Scarcely has the gulf between potential drama and actual drama been so wide as in House Of Gucci, a movie that seems to promise the messiest, most camp soap opera of the year and ends up delivering something like a gloriously costumed, overlong recap of a movie that happened somewhere offscreen. After almost two hours and 40 minutes of movie it left me feeling little beyond an intense craving for a tiny espresso.
How could this have happened? We all saw the trailer. Gawked at the magazine-style photoshoots. Made the memes. The ridiculous outfits! The ridiculous accents! Jared Leto disastrously overacting! House of Gucci looked to all like a full-length, maximum budget adaptation of the Italian hands emoji. Yes, in fact, we wouldst like to live deliciously. What happened?
At first, at least, the ingredients for delicious living all seem to be in place. Lady Gaga might not be the rangiest actress around but she is transfixing, practically pulsating with short Italian girl energy like a future Real Housewife Of Milan as Patrizia Reggiani, the striving secretary of her father’s trucking company. Papa! You work-a too hard! Come-a take emuppa resta letta Patrizia make-a you a-nice a-cuppa di espresso!

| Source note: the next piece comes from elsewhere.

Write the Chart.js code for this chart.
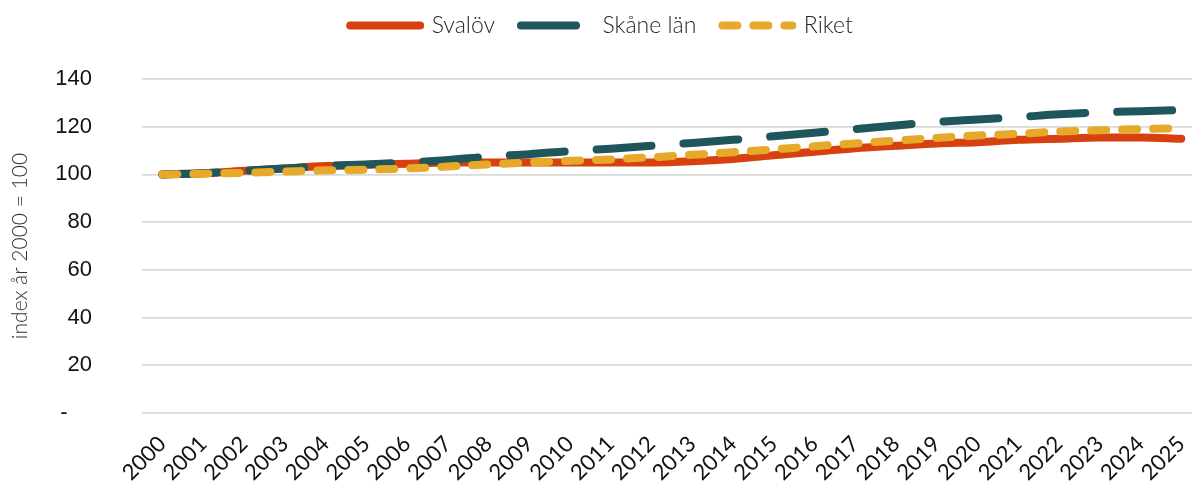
<!DOCTYPE html>
<html>
<head>
<meta charset="utf-8">
<script src="https://cdn.jsdelivr.net/npm/chart.js@4.4.1/dist/chart.umd.min.js"></script>
<style>
  html, body { margin: 0; padding: 0; background: #fff; overflow: hidden; }
  /* plot area runs a little past the right edge, as in the original export */
  #wrap { width: 1210px; height: 484px; }
</style>
</head>
<body>
<div id="wrap"><canvas id="chart"></canvas></div>
<script>
/* ================= DATA ================= */
const years = ['2000', '2001', '2002', '2003', '2004', '2005', '2006', '2007', '2008', '2009',
    '2010', '2011', '2012', '2013', '2014', '2015', '2016', '2017', '2018', '2019',
    '2020', '2021', '2022', '2023', '2024', '2025'];

const svalov = [100, 100.5, 101.5, 102.5, 103.5, 104, 104.5, 105, 105, 105,
    105, 105, 105, 105.5, 106.5, 108, 109.5, 111, 112, 113,
    113.5, 114.5, 115, 115.5, 115.5, 115];

const skane = [100, 100.5, 101.5, 102.5, 103.5, 104.2, 105, 106, 107.5, 108.5,
    109.8, 110.8, 112, 113.2, 114.5, 116, 117.5, 119, 120.5, 122,
    123, 124, 125.2, 126, 126.5, 127];

const riket = [100, 100.3, 100.7, 101.2, 101.7, 102, 102.5, 103.3, 104.2, 105,
    105.7, 106.3, 107.2, 108.2, 109.3, 110.5, 111.8, 113, 114.2, 115.3,
    116.3, 117, 118, 118.5, 119, 119.3];

const yTicks = [0, 20, 40, 60, 80, 100, 120, 140];

/* ================= CHART ================= */
const lightFont = '"Lato", "Open Sans", sans-serif';
const LEGEND_LIFT = 32;
const LEGEND_SHIFT = -6;
const X_AXIS_HEIGHT = 71;
const Y_AXIS_WIDTH = 134;

function lineSet(label, data, color, dash, order) {
    return {
        label,
        data,
        borderColor: color,
        backgroundColor: color,
        borderWidth: 8,
        borderDash: dash,
        borderCapStyle: 'round',
        pointRadius: 0,
        pointStyle: 'line',
        tension: 0.4,
        cubicInterpolationMode: 'monotone',
        fill: false,
        order
    };
}

// legend samples need the dataset's dash + round caps
function legendLabels(chart) {
    return chart.data.datasets.map((ds, i) => ({
        text: ds.label,
        datasetIndex: i,
        strokeStyle: ds.borderColor,
        fillStyle: ds.borderColor,
        lineWidth: ds.borderWidth,
        lineDash: ds.borderDash,
        lineCap: 'round',
        pointStyle: 'line',
        fontColor: '#262626',
        hidden: false
    }));
}

const moveLegend = {
    id: 'moveLegend',
    afterLayout(chart) {
        const lg = chart.legend;
        lg.top -= LEGEND_LIFT;
        lg.bottom -= LEGEND_LIFT;
        lg.left += LEGEND_SHIFT;
        lg.right += LEGEND_SHIFT;
    }
};

new Chart(document.getElementById('chart'), {
    type: 'line',
    data: {
        labels: years,
        datasets: [
            lineSet('Svalöv', svalov, '#D7410F', [], 2),
            lineSet('Skåne län', skane, '#1F565B', [55, 32], 1),
            lineSet('Riket', riket, '#E6A92A', [15, 16], 0)
        ]
    },
    plugins: [moveLegend],
    options: {
        responsive: true,
        maintainAspectRatio: false,
        animation: false,
        layout: { padding: { left: 8, right: 3, top: 20, bottom: 0 } },
        plugins: {
            legend: {
                position: 'top',
                labels: {
                    usePointStyle: true,
                    pointStyleWidth: 70,
                    boxHeight: 8,
                    padding: 26,
                    font: { family: lightFont, size: 23, weight: 300 },
                    generateLabels: legendLabels
                }
            },
            tooltip: { enabled: false }
        },
        scales: {
            x: {
                offset: true,
                grid: { display: false },
                border: { display: false },
                ticks: {
                    minRotation: 45,
                    maxRotation: 45,
                    autoSkip: false,
                    padding: 10,
                    color: '#111',
                    font: { family: lightFont, size: 22 }
                },
                // labels may spill over the y axis and the bottom edge, like the original
                afterFit: scale => {
                    scale.paddingLeft = 0;
                    scale.height = X_AXIS_HEIGHT;
                }
            },
            y: {
                min: 0,
                max: 140,
                afterBuildTicks: axis => { axis.ticks = yTicks.map(v => ({ value: v })); },
                afterFit: scale => { scale.width = Y_AXIS_WIDTH; },
                grid: { color: '#d9d9d9', lineWidth: 1.8, drawTicks: false },
                border: { display: false },
                ticks: {
                    padding: 50,
                    color: '#111',
                    font: { family: '"Liberation Sans", Arial, sans-serif', size: 22 },
                    callback: v => v === 0 ? '-    ' : v
                },
                title: {
                    display: true,
                    text: 'index år 2000 = 100',
                    color: '#333',
                    font: { family: lightFont, size: 21, weight: 300 },
                    padding: { top: 0, bottom: 22 }
                }
            }
        }
    }
});
</script>
</body>
</html>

Then when she meets Mauritzio Gucci at a house party one night, you can practically hear a tiny popping sound as her ovaries explode at the mere mention of his famous last name. A little striver, this one. Meanwhile, Adam Driver, as Mauritzio, is brilliant once again, awkwardly upright, confidently dorky, a glorious human sight gag clipping the legs of his trousers before biking off down cobblestoned boulevards as beatifically as if starring in his own Barilla commercial. Ah, to be rich.

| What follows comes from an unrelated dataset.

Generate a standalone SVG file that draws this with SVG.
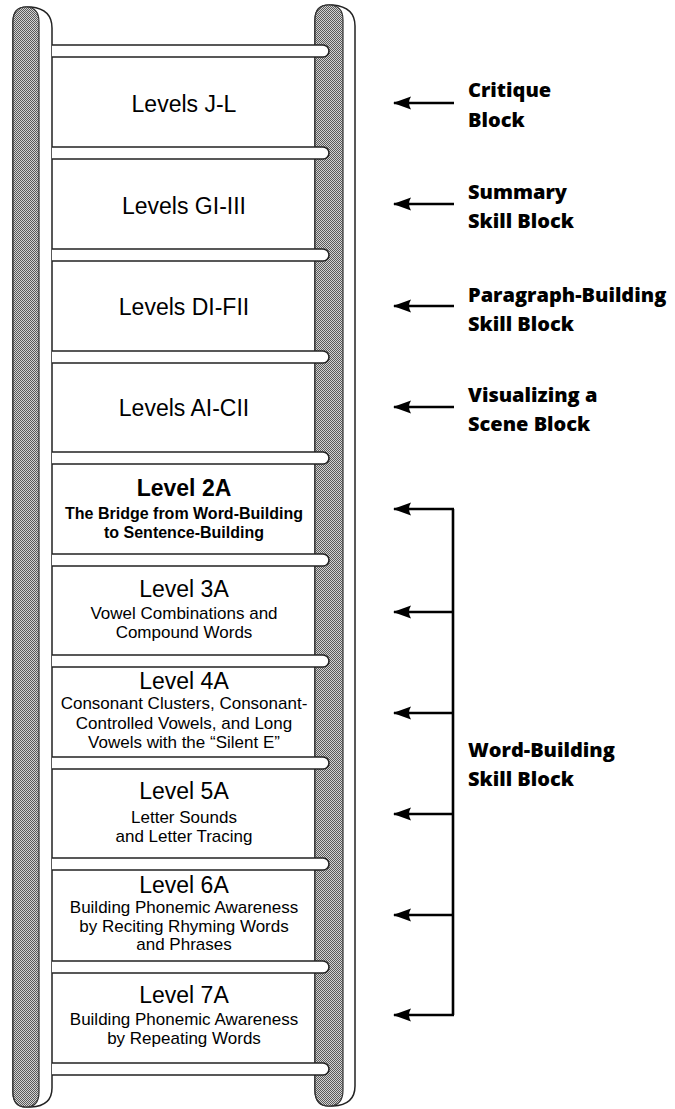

What Patrizia lacks in reach she makes up for in persistence and soon the two are married, to the objections of Mauritzio’s louche former actor father, played by Jeremy Irons in full ascot mode. Patrizia, naturally, lights a fire under Mauritzio’s calzone oven, trying to get him to man up and claim his birthright in the Gucci brand. Which at that point is mostly controlled by Mauritzio’s uncle, Aldo Gucci, played by Al Pacino. Aldo is just about as keen as Patrizia to get Mauritzio involved, seeing as how Aldo’s son and only heir, Paolo Gucci, played by Jared Leto, is clearly a moron with terrible taste.
As for Jared Leto’s acting: Do you know how hard it is to overact while playing an Italian? Leto is playing the comically stupid nephew in an operatic movie set in a country where everyone already looks like they’re starring in their own soap opera, opposite one of the greatest overactors of our time, Al Pacino. And still, STILL he manages to overact so hard that you can imagine Nic Cage telling him to tone it down. I don’t even know what accent he’s doing here, but he sounds like if Borat was a schizophrenic child molester.
But Jared Leto overacting was what I expected, and honestly the thought of him torturing all his acquaintances with that moronic accent while staying in character for months on end makes me happy. The bigger issue is that the movie’s conflicts never quite materialize. In one scene, Patrizia walks through Chinatown in New York, becoming increasingly furious as she sees all the knockoff Gucci bags being sold openly. She gathers up a bunch of them to bring to the office to confront Aldo about it. Aldo seems unconcerned. “If some housewife in Long Island wants to believe she is a Gucci customer, why should I stop her?”
“But they are cheapening the Gucci name!” Patrizia blusters.
Both of them seem like they have valid points, but the bigger issue is: the conflict never resolves and the pieces don’t even really fit together. Is Gucci making money off people selling cheap knockoffs? If so, how? If they wanted to stop people selling knockoffs, how would even they do that? Basically, the entire movie is like this. Characters disagree on points that don’t entirely make sense, fighting over control of a company without ever conveying any idea of how their visions for that company might diverge. Or how those visions might play in the market. Maurizio and Patrizia don’t really grow apart, it just sort of happens at some point and we’re left to infer. At one point, Maurizio says, “I want Gucci to be the Vatican of fashion.”
So… opulent? In decline? Shuffling around designers to cover up their pedophilia? What is even going on here? House of Gucci feels like a series of facts in search of a story. It’s a long montage of gorgeously shot, sumptuously costumed scenes lacking any real sense of cause and effect. What is any of it supposed to mean, beyond all the rich people bitchily drinking espressos? In a movie that runs almost 160 minutes we should probably get some sense of it. In fairness, it did make me really crave a cigarette and a tiny coffee in an apres-ski situation somewhere in the Alps.
But for the most part, it feels like the second straight movie in which Ridley Scott probably figured his first-rate direction could overcome a second-rate script. Lots of times it probably can, but that’s the nature of gambling: sometimes you lose.